Rishi Sunak has mostly ignored small business hit by the pandemic and the struggling self-employed in today’s Spending Review.
The chancellor shrugged off calls for him to cut national insurance and help those self-employed such as company directors who have found themselves excluded from government Covid support.
He did however freeze any increase in business rates when they kick back in again in April. The Treasury estimates that this move will save businesses £575m over the next five years.
Indeed, there was more help for the employee than the employer, as Mr Sunak increased the National Living Wage to £8.91 per hour for those aged over 23 and announced a Restart Scheme to help the newly unemployed.

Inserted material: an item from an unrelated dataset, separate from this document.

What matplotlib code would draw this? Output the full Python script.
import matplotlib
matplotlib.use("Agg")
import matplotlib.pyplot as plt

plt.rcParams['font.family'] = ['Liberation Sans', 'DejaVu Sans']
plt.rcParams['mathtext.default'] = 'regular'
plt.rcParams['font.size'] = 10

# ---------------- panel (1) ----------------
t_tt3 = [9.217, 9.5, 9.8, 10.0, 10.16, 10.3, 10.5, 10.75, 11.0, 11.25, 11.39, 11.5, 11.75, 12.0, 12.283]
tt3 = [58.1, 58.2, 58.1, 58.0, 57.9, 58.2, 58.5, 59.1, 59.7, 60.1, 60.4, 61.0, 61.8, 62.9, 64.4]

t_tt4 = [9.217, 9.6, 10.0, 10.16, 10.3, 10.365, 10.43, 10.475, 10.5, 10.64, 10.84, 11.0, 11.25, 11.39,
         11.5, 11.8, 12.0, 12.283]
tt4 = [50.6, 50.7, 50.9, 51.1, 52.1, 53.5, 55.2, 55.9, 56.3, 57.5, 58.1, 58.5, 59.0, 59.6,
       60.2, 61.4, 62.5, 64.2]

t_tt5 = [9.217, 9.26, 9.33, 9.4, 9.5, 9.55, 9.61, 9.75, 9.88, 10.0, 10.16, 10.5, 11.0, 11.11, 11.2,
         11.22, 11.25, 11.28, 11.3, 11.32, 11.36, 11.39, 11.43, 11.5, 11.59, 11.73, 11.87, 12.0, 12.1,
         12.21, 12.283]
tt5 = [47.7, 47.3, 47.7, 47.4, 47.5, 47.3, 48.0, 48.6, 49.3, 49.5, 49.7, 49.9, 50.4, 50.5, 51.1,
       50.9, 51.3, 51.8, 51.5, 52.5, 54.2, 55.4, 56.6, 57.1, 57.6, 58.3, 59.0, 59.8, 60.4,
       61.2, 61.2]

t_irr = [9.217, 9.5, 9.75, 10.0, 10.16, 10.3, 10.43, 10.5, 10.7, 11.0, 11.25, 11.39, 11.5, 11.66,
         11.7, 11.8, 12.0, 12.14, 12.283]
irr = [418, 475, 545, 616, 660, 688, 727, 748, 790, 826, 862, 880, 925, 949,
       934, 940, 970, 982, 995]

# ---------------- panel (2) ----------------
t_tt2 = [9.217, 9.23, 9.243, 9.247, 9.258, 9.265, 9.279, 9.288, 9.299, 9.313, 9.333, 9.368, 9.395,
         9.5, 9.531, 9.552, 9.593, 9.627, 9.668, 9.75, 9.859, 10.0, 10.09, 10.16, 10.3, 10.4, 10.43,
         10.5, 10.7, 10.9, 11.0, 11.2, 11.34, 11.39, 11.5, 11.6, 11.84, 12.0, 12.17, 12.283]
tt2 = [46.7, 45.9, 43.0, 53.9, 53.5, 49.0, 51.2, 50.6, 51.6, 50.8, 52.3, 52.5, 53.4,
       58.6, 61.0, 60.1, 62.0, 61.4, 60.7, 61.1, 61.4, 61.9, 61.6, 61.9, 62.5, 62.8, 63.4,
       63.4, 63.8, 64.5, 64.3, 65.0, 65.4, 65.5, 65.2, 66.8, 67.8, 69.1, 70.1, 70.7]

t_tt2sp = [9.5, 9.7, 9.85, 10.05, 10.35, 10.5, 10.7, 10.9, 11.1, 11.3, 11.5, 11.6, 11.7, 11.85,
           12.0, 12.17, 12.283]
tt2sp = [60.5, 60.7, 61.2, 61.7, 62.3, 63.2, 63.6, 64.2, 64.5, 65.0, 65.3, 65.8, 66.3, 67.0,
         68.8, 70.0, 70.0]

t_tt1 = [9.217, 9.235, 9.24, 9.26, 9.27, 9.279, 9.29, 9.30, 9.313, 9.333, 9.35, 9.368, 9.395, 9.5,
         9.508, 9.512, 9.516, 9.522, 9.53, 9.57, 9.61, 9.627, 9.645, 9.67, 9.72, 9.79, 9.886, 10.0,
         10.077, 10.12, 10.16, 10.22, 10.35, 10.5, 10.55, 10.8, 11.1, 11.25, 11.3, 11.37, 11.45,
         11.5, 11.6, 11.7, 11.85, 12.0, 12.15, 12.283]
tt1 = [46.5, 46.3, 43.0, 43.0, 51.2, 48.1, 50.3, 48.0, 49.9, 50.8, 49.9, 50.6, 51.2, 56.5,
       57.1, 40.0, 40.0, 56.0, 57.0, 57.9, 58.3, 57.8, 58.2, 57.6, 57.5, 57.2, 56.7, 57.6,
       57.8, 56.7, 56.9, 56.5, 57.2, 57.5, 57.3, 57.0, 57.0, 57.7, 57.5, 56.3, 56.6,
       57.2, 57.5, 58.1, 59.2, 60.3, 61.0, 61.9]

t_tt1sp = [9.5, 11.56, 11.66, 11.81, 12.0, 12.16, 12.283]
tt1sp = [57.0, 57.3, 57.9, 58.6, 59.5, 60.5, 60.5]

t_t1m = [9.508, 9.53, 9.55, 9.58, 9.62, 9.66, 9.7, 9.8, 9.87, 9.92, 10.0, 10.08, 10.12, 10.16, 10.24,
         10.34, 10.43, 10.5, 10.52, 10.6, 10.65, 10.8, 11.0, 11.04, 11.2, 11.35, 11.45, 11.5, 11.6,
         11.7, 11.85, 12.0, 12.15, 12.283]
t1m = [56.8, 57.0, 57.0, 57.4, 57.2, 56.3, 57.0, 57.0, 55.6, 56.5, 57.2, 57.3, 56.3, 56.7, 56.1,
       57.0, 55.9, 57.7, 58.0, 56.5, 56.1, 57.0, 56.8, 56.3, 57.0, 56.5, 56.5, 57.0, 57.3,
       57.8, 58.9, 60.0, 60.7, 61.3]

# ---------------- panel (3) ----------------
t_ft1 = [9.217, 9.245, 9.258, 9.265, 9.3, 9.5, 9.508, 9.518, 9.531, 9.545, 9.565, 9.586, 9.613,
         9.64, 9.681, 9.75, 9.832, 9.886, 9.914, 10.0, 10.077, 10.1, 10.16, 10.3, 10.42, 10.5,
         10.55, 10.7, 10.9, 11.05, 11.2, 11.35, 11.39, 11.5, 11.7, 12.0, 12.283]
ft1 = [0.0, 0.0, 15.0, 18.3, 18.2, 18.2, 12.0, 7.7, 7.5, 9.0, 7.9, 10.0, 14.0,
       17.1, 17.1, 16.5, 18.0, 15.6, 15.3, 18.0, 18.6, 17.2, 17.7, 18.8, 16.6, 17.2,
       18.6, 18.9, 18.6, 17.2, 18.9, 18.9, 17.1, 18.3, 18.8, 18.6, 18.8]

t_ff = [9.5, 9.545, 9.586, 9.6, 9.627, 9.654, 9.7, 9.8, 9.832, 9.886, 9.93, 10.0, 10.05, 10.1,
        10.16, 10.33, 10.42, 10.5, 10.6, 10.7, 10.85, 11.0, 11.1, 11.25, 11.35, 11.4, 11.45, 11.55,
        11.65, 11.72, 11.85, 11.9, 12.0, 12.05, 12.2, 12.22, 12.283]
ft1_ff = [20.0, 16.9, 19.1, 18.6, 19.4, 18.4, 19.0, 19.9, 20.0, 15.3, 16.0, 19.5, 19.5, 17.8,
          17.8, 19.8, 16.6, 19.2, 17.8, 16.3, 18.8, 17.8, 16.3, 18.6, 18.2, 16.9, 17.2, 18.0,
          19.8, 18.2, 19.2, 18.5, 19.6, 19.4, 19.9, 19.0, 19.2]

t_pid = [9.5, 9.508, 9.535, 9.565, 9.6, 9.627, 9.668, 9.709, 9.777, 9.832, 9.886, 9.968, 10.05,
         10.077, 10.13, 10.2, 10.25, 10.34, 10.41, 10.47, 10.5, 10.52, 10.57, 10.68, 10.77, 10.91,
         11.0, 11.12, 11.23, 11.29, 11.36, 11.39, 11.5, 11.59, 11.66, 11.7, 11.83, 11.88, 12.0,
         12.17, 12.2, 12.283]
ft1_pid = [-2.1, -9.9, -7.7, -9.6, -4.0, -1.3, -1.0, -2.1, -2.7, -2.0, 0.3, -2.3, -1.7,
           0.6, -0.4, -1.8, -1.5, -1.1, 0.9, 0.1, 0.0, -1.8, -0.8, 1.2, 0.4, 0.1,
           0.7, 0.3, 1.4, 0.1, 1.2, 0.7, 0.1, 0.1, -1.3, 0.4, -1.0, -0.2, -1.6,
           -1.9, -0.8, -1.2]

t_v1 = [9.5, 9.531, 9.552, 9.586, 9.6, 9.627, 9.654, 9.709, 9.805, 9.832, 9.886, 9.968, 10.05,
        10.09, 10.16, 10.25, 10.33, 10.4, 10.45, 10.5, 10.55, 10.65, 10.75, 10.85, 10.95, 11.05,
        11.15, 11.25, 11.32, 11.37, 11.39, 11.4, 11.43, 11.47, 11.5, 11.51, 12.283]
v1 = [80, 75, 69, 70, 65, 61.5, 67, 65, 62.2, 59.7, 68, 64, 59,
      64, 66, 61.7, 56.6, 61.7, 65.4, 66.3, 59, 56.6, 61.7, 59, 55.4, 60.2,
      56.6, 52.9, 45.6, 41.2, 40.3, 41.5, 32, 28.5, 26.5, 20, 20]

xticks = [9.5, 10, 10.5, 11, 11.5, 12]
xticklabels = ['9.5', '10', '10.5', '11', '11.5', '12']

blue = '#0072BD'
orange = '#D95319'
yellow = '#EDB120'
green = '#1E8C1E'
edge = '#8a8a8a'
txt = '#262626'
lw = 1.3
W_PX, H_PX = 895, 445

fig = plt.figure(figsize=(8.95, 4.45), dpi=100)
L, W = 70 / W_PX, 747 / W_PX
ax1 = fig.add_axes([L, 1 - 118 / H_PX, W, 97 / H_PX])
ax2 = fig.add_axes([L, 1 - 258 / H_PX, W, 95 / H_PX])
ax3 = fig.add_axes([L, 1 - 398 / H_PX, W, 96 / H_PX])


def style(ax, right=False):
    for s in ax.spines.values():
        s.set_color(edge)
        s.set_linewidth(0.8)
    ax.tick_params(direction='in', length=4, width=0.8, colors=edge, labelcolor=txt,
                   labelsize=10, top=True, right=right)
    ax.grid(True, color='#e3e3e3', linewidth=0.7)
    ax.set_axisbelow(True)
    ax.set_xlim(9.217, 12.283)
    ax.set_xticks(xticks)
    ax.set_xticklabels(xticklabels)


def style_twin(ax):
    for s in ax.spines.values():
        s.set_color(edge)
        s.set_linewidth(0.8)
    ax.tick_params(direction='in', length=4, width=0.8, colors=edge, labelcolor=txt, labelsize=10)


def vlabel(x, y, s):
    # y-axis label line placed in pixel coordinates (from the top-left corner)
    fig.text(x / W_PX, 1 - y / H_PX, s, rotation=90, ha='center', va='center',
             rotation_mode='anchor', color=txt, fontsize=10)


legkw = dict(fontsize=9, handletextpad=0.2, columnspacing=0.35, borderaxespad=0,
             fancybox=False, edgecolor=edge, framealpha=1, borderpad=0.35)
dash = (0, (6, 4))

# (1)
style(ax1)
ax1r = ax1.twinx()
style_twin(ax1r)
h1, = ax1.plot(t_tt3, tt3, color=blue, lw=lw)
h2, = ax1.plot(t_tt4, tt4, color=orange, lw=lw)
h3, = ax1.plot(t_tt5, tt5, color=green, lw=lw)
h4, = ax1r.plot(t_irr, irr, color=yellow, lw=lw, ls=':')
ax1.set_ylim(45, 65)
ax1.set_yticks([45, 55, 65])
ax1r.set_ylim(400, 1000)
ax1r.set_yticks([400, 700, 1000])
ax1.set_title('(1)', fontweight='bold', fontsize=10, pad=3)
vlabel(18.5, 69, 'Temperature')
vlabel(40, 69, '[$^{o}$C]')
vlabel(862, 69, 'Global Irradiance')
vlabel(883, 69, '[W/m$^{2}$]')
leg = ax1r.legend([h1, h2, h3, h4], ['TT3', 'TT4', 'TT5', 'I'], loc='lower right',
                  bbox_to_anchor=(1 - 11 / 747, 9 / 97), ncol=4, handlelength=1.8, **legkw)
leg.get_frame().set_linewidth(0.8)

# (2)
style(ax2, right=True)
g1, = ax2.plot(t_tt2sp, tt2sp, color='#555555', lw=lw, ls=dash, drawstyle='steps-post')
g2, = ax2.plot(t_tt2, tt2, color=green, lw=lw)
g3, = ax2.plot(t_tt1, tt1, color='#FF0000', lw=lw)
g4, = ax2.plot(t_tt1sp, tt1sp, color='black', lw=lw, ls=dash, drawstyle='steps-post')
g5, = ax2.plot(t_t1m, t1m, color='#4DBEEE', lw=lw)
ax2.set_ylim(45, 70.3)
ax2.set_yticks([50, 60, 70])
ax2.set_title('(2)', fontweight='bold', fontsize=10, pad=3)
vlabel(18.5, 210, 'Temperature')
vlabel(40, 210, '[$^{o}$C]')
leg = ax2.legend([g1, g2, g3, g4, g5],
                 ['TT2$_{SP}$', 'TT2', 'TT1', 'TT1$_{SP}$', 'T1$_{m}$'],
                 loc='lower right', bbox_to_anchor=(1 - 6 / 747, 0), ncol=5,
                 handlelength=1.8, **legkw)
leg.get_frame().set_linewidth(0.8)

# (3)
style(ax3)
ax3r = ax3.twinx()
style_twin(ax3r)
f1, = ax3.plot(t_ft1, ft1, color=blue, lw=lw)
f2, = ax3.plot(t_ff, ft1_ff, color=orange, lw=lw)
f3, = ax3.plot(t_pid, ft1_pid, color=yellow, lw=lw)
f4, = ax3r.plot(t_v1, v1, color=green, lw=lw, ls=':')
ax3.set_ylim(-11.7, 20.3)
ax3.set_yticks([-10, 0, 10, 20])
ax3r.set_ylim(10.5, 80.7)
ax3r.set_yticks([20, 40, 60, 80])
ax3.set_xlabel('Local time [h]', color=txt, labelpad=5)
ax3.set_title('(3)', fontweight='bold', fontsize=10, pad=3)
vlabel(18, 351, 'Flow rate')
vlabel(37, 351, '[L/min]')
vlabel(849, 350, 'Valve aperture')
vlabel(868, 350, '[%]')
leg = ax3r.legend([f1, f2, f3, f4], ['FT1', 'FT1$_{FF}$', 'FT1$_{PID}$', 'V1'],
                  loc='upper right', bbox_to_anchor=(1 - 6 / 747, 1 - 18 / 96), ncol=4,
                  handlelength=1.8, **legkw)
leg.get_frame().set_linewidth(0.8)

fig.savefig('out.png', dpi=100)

Jonathan Geldart, director general of the Institute of Directors, welcomes the Restart Scheme but said the chancellor missed a trick by not combining the scheme with a cut to employers’ NI contributions.

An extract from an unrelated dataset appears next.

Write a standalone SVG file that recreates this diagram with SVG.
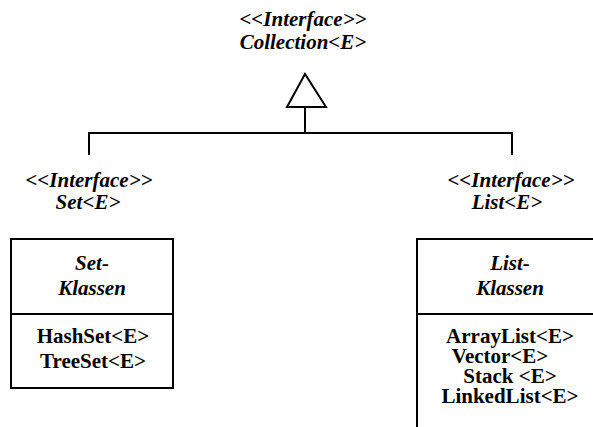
<svg xmlns="http://www.w3.org/2000/svg" width="593" height="427" viewBox="0 0 593 427">
<style>
.ln{stroke:#000;stroke-width:2;fill:none}
.box{stroke:#000;stroke-width:2;fill:#fff}
text{font-family:"Liberation Serif","Times New Roman",serif;font-size:21px;font-weight:bold;text-anchor:middle;fill:#000}
.it{font-style:italic}
</style>
<rect width="593" height="427" fill="#fff"/>
<g id="connectors">
<polyline class="ln" points="89,155 89,133 512,133 512,155"/>
<line class="ln" x1="305" y1="133" x2="305" y2="107"/>
<polygon class="box" points="305,74 287,107 326,107"/>
</g>
<g id="collection">
<text class="it" x="303" y="26">&lt;&lt;Interface&gt;&gt;</text>
<text class="it" x="303" y="49">Collection&lt;E&gt;</text>
</g>
<g id="set-interface">
<text class="it" x="89" y="187">&lt;&lt;Interface&gt;&gt;</text>
<text class="it" x="88" y="209">Set&lt;E&gt;</text>
</g>
<g id="list-interface">
<text class="it" x="511" y="187">&lt;&lt;Interface&gt;&gt;</text>
<text class="it" x="507" y="209">List&lt;E&gt;</text>
</g>
<g id="set-klassen">
<rect class="box" x="11" y="239" width="162" height="149"/>
<line class="ln" x1="11" y1="314" x2="173" y2="314"/>
<text class="it" x="92" y="270">Set-</text>
<text class="it" x="92" y="295">Klassen</text>
<text x="93" y="343">HashSet&lt;E&gt;</text>
<text x="93" y="368">TreeSet&lt;E&gt;</text>
</g>
<g id="list-klassen">
<rect class="box" x="417" y="239" width="200" height="220"/>
<line class="ln" x1="417" y1="314" x2="617" y2="314"/>
<text class="it" x="510" y="270">List-</text>
<text class="it" x="510" y="295">Klassen</text>
<text x="510" y="343">ArrayList&lt;E&gt;</text>
<text x="500" y="363">Vector&lt;E&gt;</text>
<text x="510" y="383">Stack &lt;E&gt;</text>
<text x="510" y="403">LinkedList&lt;E&gt;</text>
</g>
</svg>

Nigel Morris, employment tax director at MHA MacIntyre Hudson, said that Sunak failed to deliver for businesses.
Morris said: “More help for businesses is essential to protect our economy, yet we saw no major support made available for them, for example a cut in employers’ national insurance payments, or restoration of the £1,000 Job Retention Bonus for keeping on furloughed staff.”
“The increase in the National Living Wage is great news for employees … but this puts more pressure on stretched employers to fund wages and associated national insurance costs.”
Qdos, the insurance broker for the self-employed, said the Spending Review ignored a “golden opportunity” to fill the gaps in coronavirus financial support for those excluded so far.
Seb Maley, CEO of Qdos CEO, said: “The chancellor didn’t even acknowledge the gaps in the coronavirus support in his speech, despite mounting pressure to tailor the help available.”
“I find it remarkable that the government continues to ignore calls to provide millions of freelancers and small business owners with the support they clearly need.”